* Exercise description *
Look at the data below and print exactly the lines from its first line through the line with "(0,0) rectangle (880,405);"; the pictures stay out of the copy.

Charts and diagrams as code:
::::::::::
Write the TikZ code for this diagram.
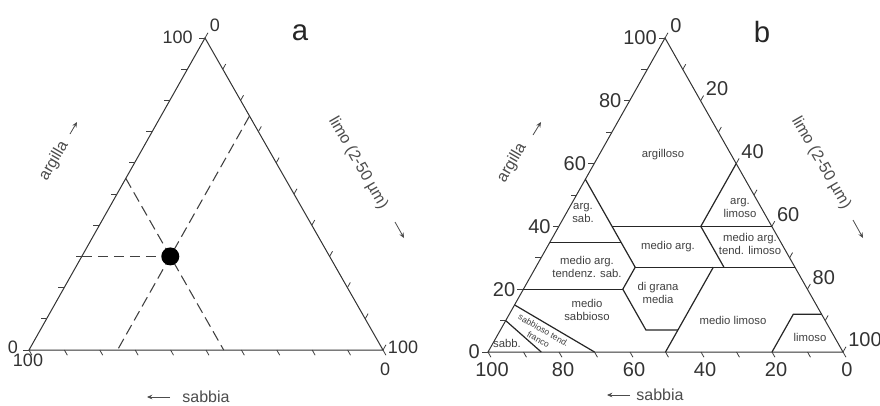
\documentclass[tikz,border=0pt]{standalone}
\usepackage{fontspec}
\setmainfont{Liberation Sans}
\usetikzlibrary{arrows.meta}
\begin{document}
\begin{tikzpicture}[x=0.75pt,y=-0.75pt,
  side/.style={draw=black!80, line width=0.75pt},
  tickmark/.style={draw=black!75, line width=0.6pt},
  zone/.style={draw=black!85, line width=0.9pt},
  guide/.style={draw=black!75, line width=0.8pt, dash pattern=on 8pt off 4pt},
  numA/.style={font=\fontsize{13.5}{14}\selectfont, text=black!80, inner sep=0pt},
  numB/.style={font=\fontsize{15}{16}\selectfont, text=black!80, inner sep=0pt},
  axlab/.style={font=\fontsize{12}{13}\selectfont, text=black!70, inner sep=0pt},
  zlab/.style={font=\fontsize{8.5}{10}\selectfont, text=black!75, align=center, inner sep=0pt},
  axarrow/.style={draw=black!70, line width=0.6pt, -{Stealth[length=4pt,width=3.5pt]}},
  panel/.style={font=\fontsize{22}{24}\selectfont, text=black!85, inner sep=0pt}
]
\path[use as bounding box, fill=white] (0,0) rectangle (880,405);

% ---------------- panel a ----------------
\begin{scope}[shift={(29,350)}, x={(2.655pt,0pt)}, y={(1.32pt,2.34pt)}]
  \coordinate (aL) at (0,0);
  \coordinate (aR) at (100,0);
  \coordinate (aT) at (0,100);
  \draw[side] (aL) -- (aR) -- (aT) -- cycle;
  \foreach \v in {0,10,...,100} {
    \pgfmathtruncatemacro\c{100-\v}
    \draw[tickmark] (0,\v) -- ++(-4.5pt,0pt);
    \draw[tickmark] (\v,\c) -- ++(2.2pt,3.9pt);
    \draw[tickmark] (\v,0) -- ++(2.2pt,-3.9pt);
  }
  \coordinate (P) at (25,30);
  \coordinate (g1) at (0,30);
  \coordinate (g2a) at (0,55);
  \coordinate (g2b) at (55,0);
  \coordinate (g3a) at (25,75);
  \coordinate (g3b) at (25,0);
  \draw[guide] (g1) -- (P);
  \draw[guide] (g2a) -- (g2b);
  \draw[guide] (g3a) -- (g3b);
  \fill[black] (P) circle (6.75pt);
\end{scope}
\node[numA, anchor=east] (a100t) at (193,37) {100};
\node[numA] (a0t) at (215,25) {0};
\node[numA] (a0l) at (13,347) {0};
\node[numA] (a100l) at (28,360) {100};
\node[numA] (a100r) at (403,347) {100};
\node[numA] (a0r) at (385,369) {0};
\node[panel, anchor=base] (pa) at (300,40) {a};
\node[axlab, rotate=60] (aarg) at (54,161) {argilla};
\coordinate (aarg1) at (70,134); \coordinate (aarg2) at (77,122);
\draw[axarrow] (aarg1) -- (aarg2);
\node[axlab, rotate=-60] (alim) at (358,163) {limo (2-50 µm)};
\coordinate (alim1) at (395,222); \coordinate (alim2) at (404,238);
\draw[axarrow] (alim1) -- (alim2);
\node[axlab] (asab) at (206,397) {sabbia};
\coordinate (asab1) at (170,397); \coordinate (asab2) at (147,397);
\draw[axarrow] (asab1) -- (asab2);

% ---------------- panel b ----------------
\begin{scope}[shift={(488,352)}, x={(2.6625pt,0pt)}, y={(1.3275pt,2.355pt)}]
  \coordinate (bL) at (0,0);
  \coordinate (bR) at (100,0);
  \coordinate (bT) at (0,100);
  \draw[side] (bL) -- (bR) -- (bT) -- cycle;
  \foreach \v in {0,10,...,100} {
    \pgfmathtruncatemacro\c{100-\v}
    \draw[tickmark] (0,\v) -- ++(-4.5pt,0pt);
    \draw[tickmark] (\v,\c) -- ++(2.2pt,3.9pt);
    \draw[tickmark] (\v,0) -- ++(2.2pt,-3.9pt);
  }
  \foreach \v in {0,20,...,100} {
    \pgfmathtruncatemacro\c{100-\v}
    \node[numB, anchor=east, xshift=-6pt] at (0,\v) {\v};
    \node[numB, anchor=west, xshift=3.75pt, yshift=9pt] at (\v,\c) {\v};
    \node[numB, anchor=north, xshift=3pt, yshift=-8pt] at (\v,0) {\c};
  }
  % class boundaries
  \draw[zone] (0,55) -- (28,27) -- (28,20) -- (41,7) -- (50,7);
  \draw[zone] (15,40) -- (60,40);
  \draw[zone] (0,35) -- (20,35);
  \draw[zone] (28,27) -- (73,27);
  \draw[zone] (0,20) -- (28,20);
  \draw[zone] (50,27) -- (50,0);
  \draw[zone] (40,60) -- (40,40) -- (53,27);
  \draw[zone] (80,0) -- (80,12) -- (88,12);
  \draw[zone] (0,15) -- (30,0);
  \draw[zone] (0,10) -- (15,0);
\end{scope}
\node[panel, anchor=base] (pb) at (762,42) {b};
\node[axlab, rotate=60] (barg) at (512,163) {argilla};
\coordinate (barg1) at (533,135); \coordinate (barg2) at (541,122);
\draw[axarrow] (barg1) -- (barg2);
\node[axlab, rotate=-60] (blim) at (821,163) {limo (2-50 µm)};
\coordinate (blim1) at (853,220); \coordinate (blim2) at (863,238);
\draw[axarrow] (blim1) -- (blim2);
\node[axlab] (bsab) at (660,395) {sabbia};
\coordinate (bsab1) at (630,395); \coordinate (bsab2) at (607,395);
\draw[axarrow] (bsab1) -- (bsab2);

% class labels
\node[zlab] (z1) at (663,155) {argilloso};
\node[zlab] (z2) at (583,213) {arg.\\sab.};
\node[zlab] (z3) at (740,208) {arg.\\limoso};
\node[zlab] (z4) at (668,247) {medio arg.};
\node[zlab] (z5) at (750,244) {medio arg.\\tend. limoso};
\node[zlab] (z6) at (587,267) {medio arg.\\tendenz. sab.};
\node[zlab] (z7) at (658,293) {di grana\\media};
\node[zlab] (z8) at (587,310) {medio\\sabbioso};
\node[zlab] (z9) at (733,320) {medio limoso};
\node[zlab] (z10) at (810,337) {limoso};
\node[zlab] (z11) at (507,343) {sabb.};
\node[zlab, font=\fontsize{6.5}{8}\selectfont, rotate=-30] (z12) at (541,335) {sabbioso tend.\\franco};
\end{tikzpicture}
\end{document}
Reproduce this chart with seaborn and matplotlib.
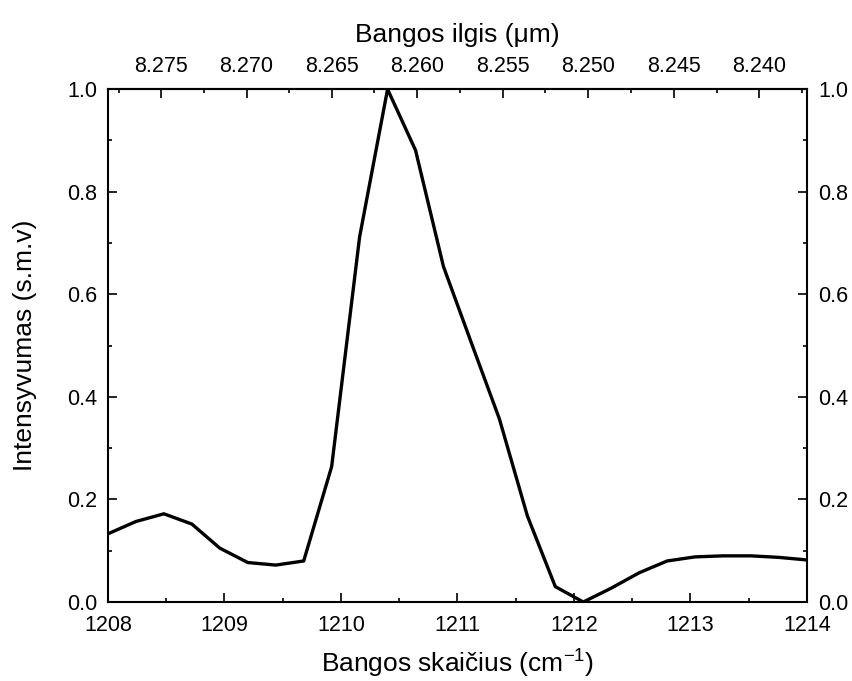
import numpy as np
import pandas as pd
import matplotlib
matplotlib.use("Agg")
import matplotlib.pyplot as plt
from matplotlib.ticker import FixedLocator, MultipleLocator
import seaborn as sns

wavenumber = [1208.00, 1208.24, 1208.48, 1208.72, 1208.96, 1209.20, 1209.44,
              1209.68, 1209.92, 1210.16, 1210.40, 1210.64, 1210.88, 1211.12,
              1211.36, 1211.60, 1211.84, 1212.08, 1212.32, 1212.56, 1212.80,
              1213.04, 1213.28, 1213.52, 1213.76, 1214.00]
intensity = [0.133, 0.157, 0.172, 0.152, 0.105, 0.077, 0.072, 0.080, 0.264,
             0.712, 1.000, 0.881, 0.654, 0.505, 0.357, 0.168, 0.030, 0.000,
             0.027, 0.057, 0.080, 0.088, 0.090, 0.090, 0.087, 0.082]
top_ticks = [8.275, 8.270, 8.265, 8.260, 8.255, 8.250, 8.245, 8.240]

df = pd.DataFrame({"wn": wavenumber, "I": intensity})

sns.set_style("ticks")
plt.rcParams["font.family"] = ["Liberation Sans", "DejaVu Sans"]
plt.rcParams["mathtext.fontset"] = "custom"
plt.rcParams["mathtext.rm"] = "Liberation Sans"
plt.rcParams["mathtext.it"] = "Liberation Sans:italic"
plt.rcParams["axes.labelcolor"] = "black"
plt.rcParams["text.color"] = "black"

fig = plt.figure(figsize=(8.53, 6.81), dpi=100)
ax = fig.add_axes([0.1266, 0.116, 0.8194, 0.753])

sns.lineplot(data=df, x="wn", y="I", color="black", linewidth=2.4, ax=ax)

ax.set_xlim(1208, 1214)
ax.set_ylim(0, 1.0)
ax.xaxis.set_major_locator(MultipleLocator(1))
ax.xaxis.set_minor_locator(MultipleLocator(0.5))
ax.yaxis.set_major_locator(MultipleLocator(0.2))
ax.yaxis.set_minor_locator(MultipleLocator(0.1))
ax.yaxis.set_major_formatter(plt.FormatStrFormatter("%.1f"))

for s in ax.spines.values():
    s.set_linewidth(1.5)
    s.set_color("black")

ax.tick_params(which="both", direction="in", width=1.2, colors="black",
               labelsize=15.5, left=True, right=True, labelright=True,
               bottom=True, top=False)
ax.tick_params(which="major", length=6.7)
ax.tick_params(which="minor", length=3.2)
ax.tick_params(axis="x", pad=9)
ax.tick_params(axis="y", pad=8)

ax.set_xlabel("Bangos skaičius (cm$^{-1}$)", fontsize=19, labelpad=9)
ax.set_ylabel("Intensyvumas (s.m.v)", fontsize=19, labelpad=21)

top = ax.secondary_xaxis("top", functions=(lambda x: 1e4 / x, lambda x: 1e4 / x))
top.xaxis.set_major_locator(FixedLocator(top_ticks))
top.xaxis.set_minor_locator(FixedLocator(np.arange(8.2375, 8.2801, 0.0025)))
top.xaxis.set_major_formatter(plt.FormatStrFormatter("%.3f"))
top.tick_params(which="both", direction="in", width=1.2, labelsize=15.5, pad=9,
                colors="black")
top.tick_params(which="major", length=6.7)
top.tick_params(which="minor", length=3.2)
top.spines["top"].set_linewidth(1.5)
top.set_xlabel("Bangos ilgis (μm)", fontsize=19, labelpad=10)

fig.savefig("out.png", dpi=100)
::::::::::
* Task solution *
Write the TikZ code for this diagram.
\documentclass[tikz,border=0pt]{standalone}
\usepackage{fontspec}
\setmainfont{Liberation Sans}
\usetikzlibrary{arrows.meta}
\begin{document}
\begin{tikzpicture}[x=0.75pt,y=-0.75pt,
  side/.style={draw=black!80, line width=0.75pt},
  tickmark/.style={draw=black!75, line width=0.6pt},
  zone/.style={draw=black!85, line width=0.9pt},
  guide/.style={draw=black!75, line width=0.8pt, dash pattern=on 8pt off 4pt},
  numA/.style={font=\fontsize{13.5}{14}\selectfont, text=black!80, inner sep=0pt},
  numB/.style={font=\fontsize{15}{16}\selectfont, text=black!80, inner sep=0pt},
  axlab/.style={font=\fontsize{12}{13}\selectfont, text=black!70, inner sep=0pt},
  zlab/.style={font=\fontsize{8.5}{10}\selectfont, text=black!75, align=center, inner sep=0pt},
  axarrow/.style={draw=black!70, line width=0.6pt, -{Stealth[length=4pt,width=3.5pt]}},
  panel/.style={font=\fontsize{22}{24}\selectfont, text=black!85, inner sep=0pt}
]
\path[use as bounding box, fill=white] (0,0) rectangle (880,405);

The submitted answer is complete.